CHARLESTON, S.C. -- The ever-increasing cost of America's war on terrorism threatens social programs for millions, U.S. Rep. Jim Clyburn, D-S.C., says.
"I'm concerned, big time," said Clyburn, the first black congressman elected in South Carolina since Reconstruction.
An analysis released by the Congressional Budget Office on Tuesday showed the nation is heading toward a record $480 billion deficit in 2004.
Clyburn said Monday the increasing cost of the war on terror threatens to erode the safety net of social programs for millions more Americans. He spoke outside a conference dealing with the impact of the war on social welfare policy.

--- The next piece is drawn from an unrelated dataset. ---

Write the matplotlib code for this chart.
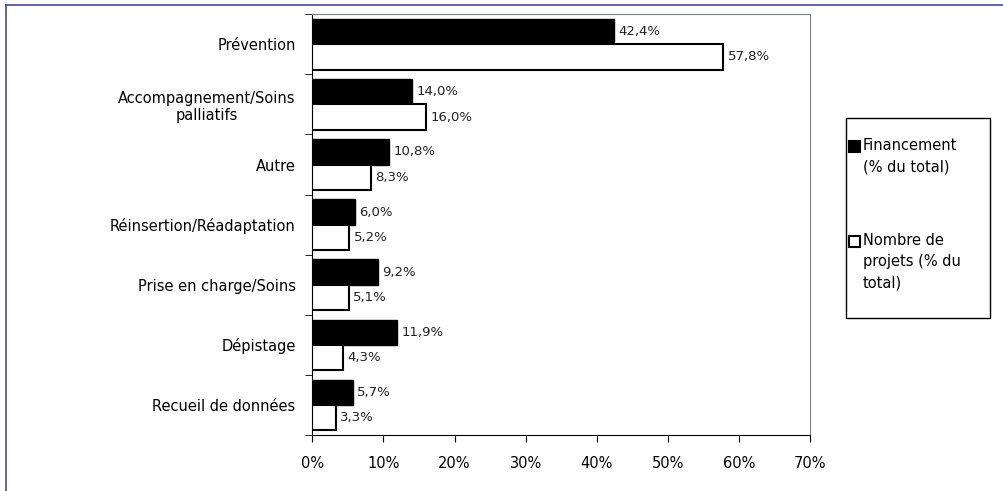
import matplotlib.pyplot as plt
from matplotlib.patches import Rectangle
import numpy as np

categories = ['Prévention', 'Accompagnement/Soins\npalliatifs', 'Autre',
              'Réinsertion/Réadaptation', 'Prise en charge/Soins',
              'Dépistage', 'Recueil de données']
financement = [42.4, 14.0, 10.8, 6.0, 9.2, 11.9, 5.7]
projets = [57.8, 16.0, 8.3, 5.2, 5.1, 4.3, 3.3]
xticks = [0, 10, 20, 30, 40, 50, 60, 70]
series_labels = ['Financement\n(% du total)', 'Nombre de\nprojets (% du\ntotal)']

plt.rcParams['font.family'] = ['DejaVu Sans']

W, H = 1004, 491
fig = plt.figure(figsize=(W / 100, H / 100), dpi=100)
ax = fig.add_axes([0.311, 0.114, 0.496, 0.857])

y = np.arange(len(categories))
h = 0.42
ax.barh(y - h / 2, financement, height=h, color='black', edgecolor='black')
ax.barh(y + h / 2, projets, height=h, color='white', edgecolor='black', linewidth=1.5)

for yy, v in zip(y - h / 2, financement):
    ax.text(v + 0.6, yy, f'{v:.1f}%'.replace('.', ','), va='center', fontsize=9.5, color='#222222')
for yy, v in zip(y + h / 2, projets):
    ax.text(v + 0.6, yy, f'{v:.1f}%'.replace('.', ','), va='center', fontsize=9.5, color='#222222')

ax.set_xlim(0, 70)
ax.set_ylim(len(categories) - 0.5, -0.5)
ax.set_xticks(xticks)
ax.set_xticklabels([f'{t}%' for t in xticks], fontsize=10.5)
ax.set_yticks(y)
ax.set_yticklabels(categories, fontsize=10.5, multialignment='center')
ax.set_yticks(np.arange(len(categories) + 1) - 0.5, minor=True)
ax.tick_params(axis='y', which='major', length=0, pad=12)
ax.tick_params(axis='y', which='minor', length=5, color='black')
ax.tick_params(axis='x', length=5, pad=10, color='black')
for s in ax.spines.values():
    s.set_color('#808080')
ax.spines['left'].set_color('black')
ax.spines['bottom'].set_color('black')

# legend drawn by hand (handle aligned with first text line)
def px(x, yy):
    return x / W, 1 - yy / H

lx0, ly0 = px(846, 318)
lx1, ly1 = px(990, 118)
fig.add_artist(Rectangle((lx0, ly0), lx1 - lx0, ly1 - ly0, transform=fig.transFigure,
                         facecolor='white', edgecolor='black', lw=1.0))
fills = ['black', 'white']
tops = [146, 241]
for lab, fc, ty in zip(series_labels, fills, tops):
    hx, hy = px(849, ty + 6)
    fig.add_artist(Rectangle((hx, hy), 11 / W, 11 / H, transform=fig.transFigure,
                             facecolor=fc, edgecolor='black', lw=1.5))
    tx, tyf = px(863, ty - 8)
    fig.text(tx, tyf, lab, fontsize=10.5, va='top', ha='left', linespacing=1.5)

# outer blue border lines
fig.add_artist(plt.Line2D([0.006, 1.0], [0.99, 0.99], color='#4848a8', lw=1.2, transform=fig.transFigure))
fig.add_artist(plt.Line2D([0.006, 0.006], [0.0, 0.99], color='#4848a8', lw=1.2, transform=fig.transFigure))

fig.savefig('out.png', dpi=100)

Clyburn said he's worried that government policies are "squeezing out the middle class" while the rich gain.
A quarter-century ago, the richest 1 percent of Americans controlled less than 20 percent of the nation's wealth. Now they control more than 40 percent, he said.

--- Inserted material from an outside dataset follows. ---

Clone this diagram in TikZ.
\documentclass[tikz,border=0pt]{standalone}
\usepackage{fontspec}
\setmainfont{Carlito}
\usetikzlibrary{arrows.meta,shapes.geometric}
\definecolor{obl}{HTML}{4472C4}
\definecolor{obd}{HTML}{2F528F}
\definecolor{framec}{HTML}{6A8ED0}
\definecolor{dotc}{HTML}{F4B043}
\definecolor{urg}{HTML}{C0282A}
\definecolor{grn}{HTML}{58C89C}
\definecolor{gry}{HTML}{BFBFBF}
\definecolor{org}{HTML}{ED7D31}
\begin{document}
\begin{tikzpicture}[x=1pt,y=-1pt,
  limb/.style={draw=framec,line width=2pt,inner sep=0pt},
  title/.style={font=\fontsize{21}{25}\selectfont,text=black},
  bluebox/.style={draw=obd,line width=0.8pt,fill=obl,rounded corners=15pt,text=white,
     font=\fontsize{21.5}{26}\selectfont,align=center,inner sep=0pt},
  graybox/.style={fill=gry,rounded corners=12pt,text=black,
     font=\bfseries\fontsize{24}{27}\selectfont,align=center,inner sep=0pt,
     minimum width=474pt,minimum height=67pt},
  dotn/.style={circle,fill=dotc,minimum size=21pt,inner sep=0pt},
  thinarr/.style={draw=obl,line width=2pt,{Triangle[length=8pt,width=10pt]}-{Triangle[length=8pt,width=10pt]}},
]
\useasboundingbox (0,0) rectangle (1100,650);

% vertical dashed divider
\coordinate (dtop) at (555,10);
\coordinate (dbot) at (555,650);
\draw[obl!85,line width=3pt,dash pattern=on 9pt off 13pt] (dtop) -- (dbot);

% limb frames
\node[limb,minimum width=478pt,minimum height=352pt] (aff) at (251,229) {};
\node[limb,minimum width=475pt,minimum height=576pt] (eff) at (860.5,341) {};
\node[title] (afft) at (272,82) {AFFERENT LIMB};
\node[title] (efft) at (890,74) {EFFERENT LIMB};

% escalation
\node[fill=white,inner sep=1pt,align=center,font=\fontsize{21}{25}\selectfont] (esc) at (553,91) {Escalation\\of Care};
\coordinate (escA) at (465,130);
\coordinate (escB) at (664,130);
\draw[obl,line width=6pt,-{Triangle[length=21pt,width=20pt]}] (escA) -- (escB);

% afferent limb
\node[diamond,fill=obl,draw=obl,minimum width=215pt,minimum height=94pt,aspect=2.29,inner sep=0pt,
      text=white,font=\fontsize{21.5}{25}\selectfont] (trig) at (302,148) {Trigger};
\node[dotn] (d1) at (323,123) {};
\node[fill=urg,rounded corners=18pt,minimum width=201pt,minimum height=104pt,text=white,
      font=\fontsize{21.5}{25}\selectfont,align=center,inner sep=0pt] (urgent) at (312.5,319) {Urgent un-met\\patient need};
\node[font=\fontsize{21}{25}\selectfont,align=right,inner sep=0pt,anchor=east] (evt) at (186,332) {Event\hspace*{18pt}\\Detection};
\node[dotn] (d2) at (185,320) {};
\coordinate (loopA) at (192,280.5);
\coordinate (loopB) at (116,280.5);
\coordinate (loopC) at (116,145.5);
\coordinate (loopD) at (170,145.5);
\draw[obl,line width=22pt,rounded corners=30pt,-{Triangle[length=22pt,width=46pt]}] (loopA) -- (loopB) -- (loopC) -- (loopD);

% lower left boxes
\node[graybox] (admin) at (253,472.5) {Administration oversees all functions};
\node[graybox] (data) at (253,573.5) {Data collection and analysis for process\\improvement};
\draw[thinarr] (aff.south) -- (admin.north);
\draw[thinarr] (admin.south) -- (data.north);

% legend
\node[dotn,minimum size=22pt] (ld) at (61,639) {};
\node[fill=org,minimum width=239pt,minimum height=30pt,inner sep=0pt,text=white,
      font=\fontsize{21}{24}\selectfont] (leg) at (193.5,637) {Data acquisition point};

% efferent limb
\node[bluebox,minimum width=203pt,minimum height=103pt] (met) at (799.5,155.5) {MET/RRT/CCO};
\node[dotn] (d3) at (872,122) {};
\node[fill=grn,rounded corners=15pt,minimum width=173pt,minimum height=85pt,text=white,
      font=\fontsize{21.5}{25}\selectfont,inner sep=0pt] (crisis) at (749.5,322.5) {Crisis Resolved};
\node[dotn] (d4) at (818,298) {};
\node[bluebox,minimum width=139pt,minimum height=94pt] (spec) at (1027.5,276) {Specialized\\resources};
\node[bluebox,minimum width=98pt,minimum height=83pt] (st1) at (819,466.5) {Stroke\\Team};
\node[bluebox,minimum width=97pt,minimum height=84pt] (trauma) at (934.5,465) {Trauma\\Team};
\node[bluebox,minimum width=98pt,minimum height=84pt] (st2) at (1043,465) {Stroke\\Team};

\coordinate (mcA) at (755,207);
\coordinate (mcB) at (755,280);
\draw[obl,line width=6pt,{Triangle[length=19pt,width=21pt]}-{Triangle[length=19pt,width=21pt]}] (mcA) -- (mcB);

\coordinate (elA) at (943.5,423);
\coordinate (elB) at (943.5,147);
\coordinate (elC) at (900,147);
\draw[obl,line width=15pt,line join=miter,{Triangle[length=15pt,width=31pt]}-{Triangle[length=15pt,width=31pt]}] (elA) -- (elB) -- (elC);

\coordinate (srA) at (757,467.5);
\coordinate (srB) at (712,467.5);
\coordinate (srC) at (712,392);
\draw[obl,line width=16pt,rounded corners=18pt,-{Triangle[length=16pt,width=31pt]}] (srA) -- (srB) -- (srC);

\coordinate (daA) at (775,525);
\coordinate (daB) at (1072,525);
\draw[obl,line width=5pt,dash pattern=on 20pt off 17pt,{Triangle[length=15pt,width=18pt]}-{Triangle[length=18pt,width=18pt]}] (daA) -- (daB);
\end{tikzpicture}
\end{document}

Clyburn said he also is skeptical of President Bush's faith-based initiative which would allow churches to use federal dollars for social work.
One recent grant went to the Old North Church in Boston, from where Paul Revere began his famous ride in 1775. Clyburn said the grant blurs the distinction between social work and worship.
"That, to me, is where you are going to have chaos," he said. "You are tumbling into an abyss here."
For years, the federal government has allocated about 7 percent of the national budget to social programs - programs other than Medicare and Social Security.
That should continue, said Leon Ginsberg, interim dean of the University of South Carolina's School of Social Work.
But he said Washington is likely to pass new requests for funding to the states, which in turn have been pushing off funding to local governments or the private sector.
About 160 social workers and educators attended Monday's conference which was sponsored by the university's School of Social Work.